# How to Calculate a 401(k) Annual Return

by Michael Keenan ; Updated April 19, 2017When you put money into your 401k plan, you want to make sure it is performing well. One way to measure your 401k plan's performance is to calculate the compound annual growth rate, which measures your average annual return. Using the average annual return as a percentage allows you to see how much you are earning each year as a percentage of the amount you started with. You can also compare the performance with your 401k plan to the performance of other available investments.

Divide your 401k plan ending account balance by the initial value of your 401k plan. For example, if you want to calculate the annual rate of return when your account went up from $18,000 to $18,250 in one quarter, divide $18,250 by $18,000 to get 1.013888888888889.

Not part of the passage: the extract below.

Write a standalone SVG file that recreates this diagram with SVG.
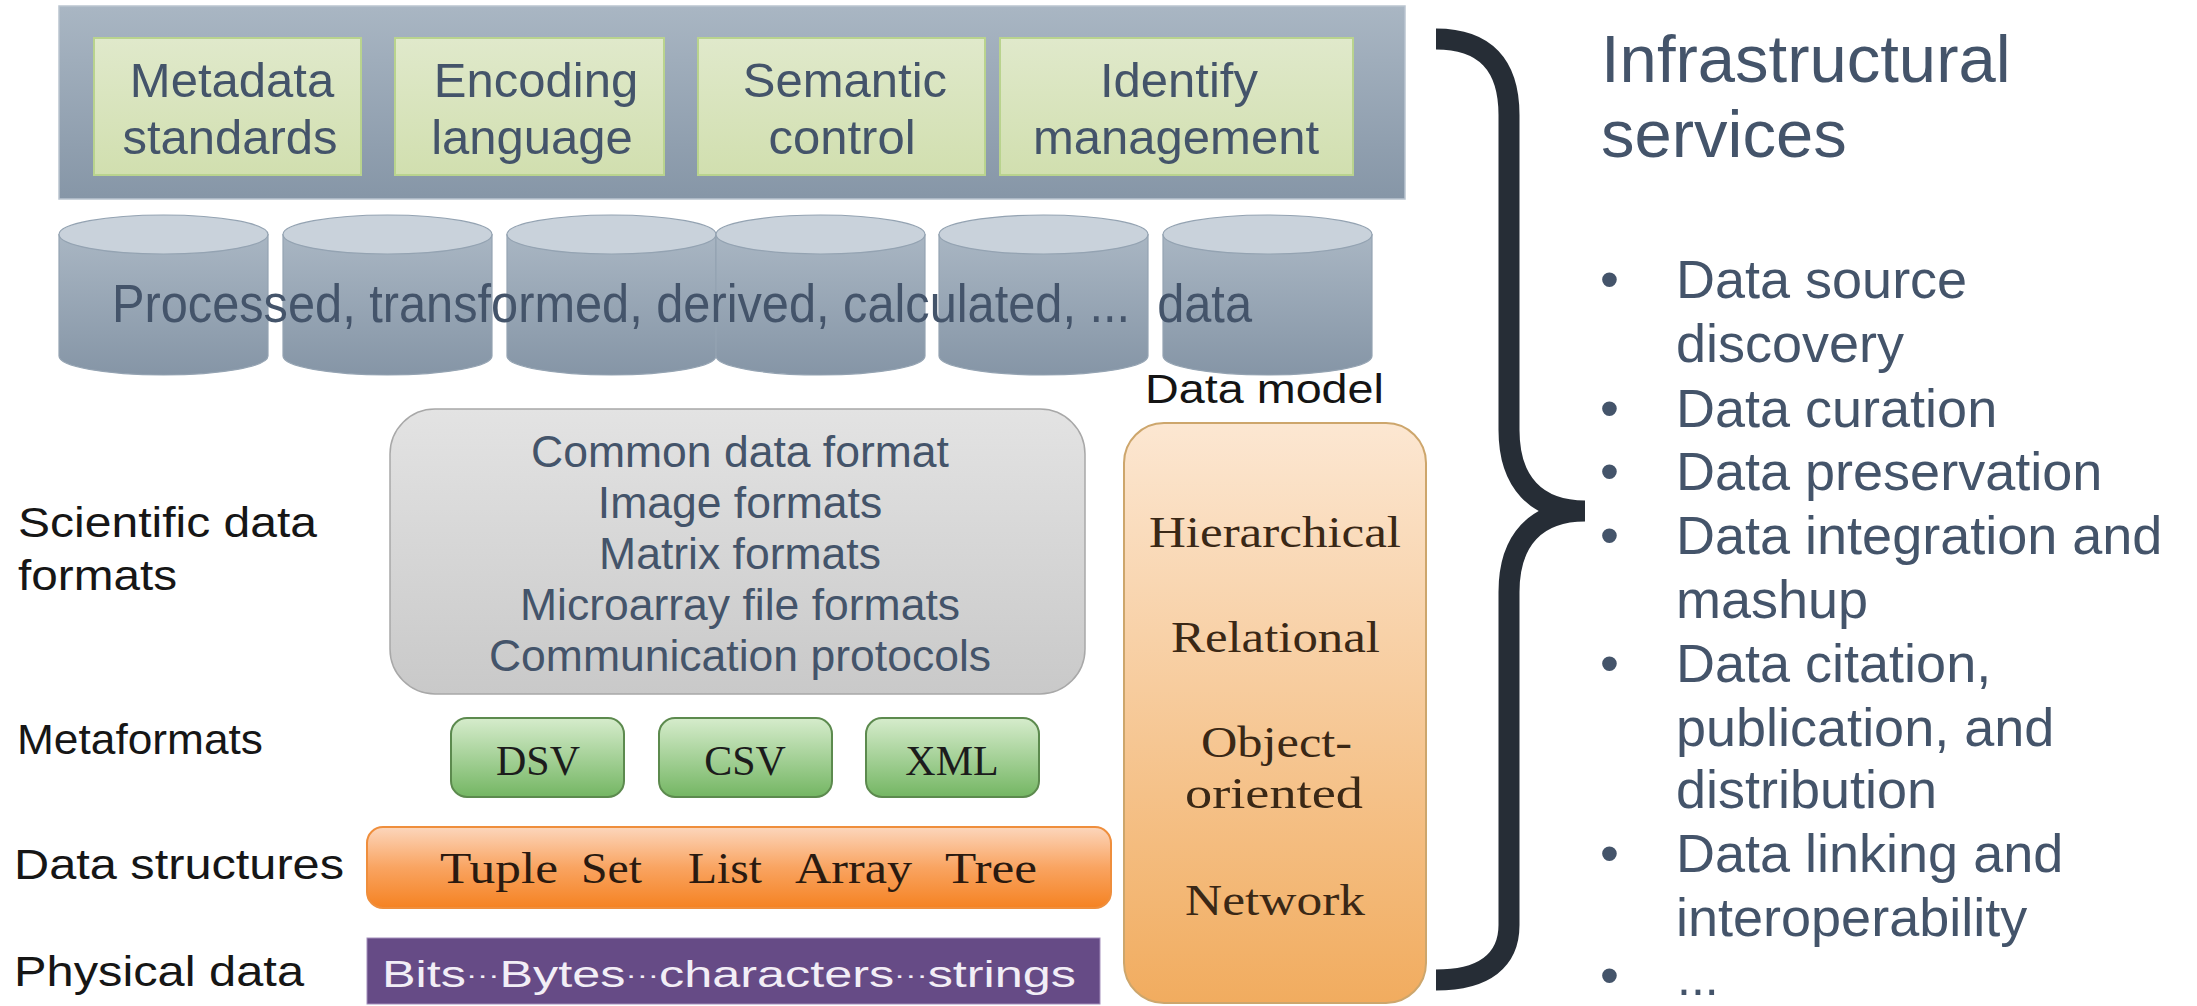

Divide 1 by the number of years, or parts of years, over which the the growth or decline occurred. In this example, since the gain occurred over 1/4 of a year, divide 1 by 1/4 to get 4.

Raise the Step 1 answer to the power of Step 2 with a calculator. "Power" means to use exponents. On a calculator, you can compute the power by typing in the Step 1 result, pressing the exponent key, typing in the Step 2 result and pushed "Enter." In this example, raise 1.013888888888889 to the 4th power to get 1.056723717.

Subtract 1 to find the average annual rate of return. In this example, subtract 1 from 1.056723717 to find your average annual return on your 401k plan, projected from your quarterly gain, equals 0.056723717, or about 5.67 percent.

#### Warnings

Past performance of your 401k plan does not guarantee future results, especially if you invest in stocks.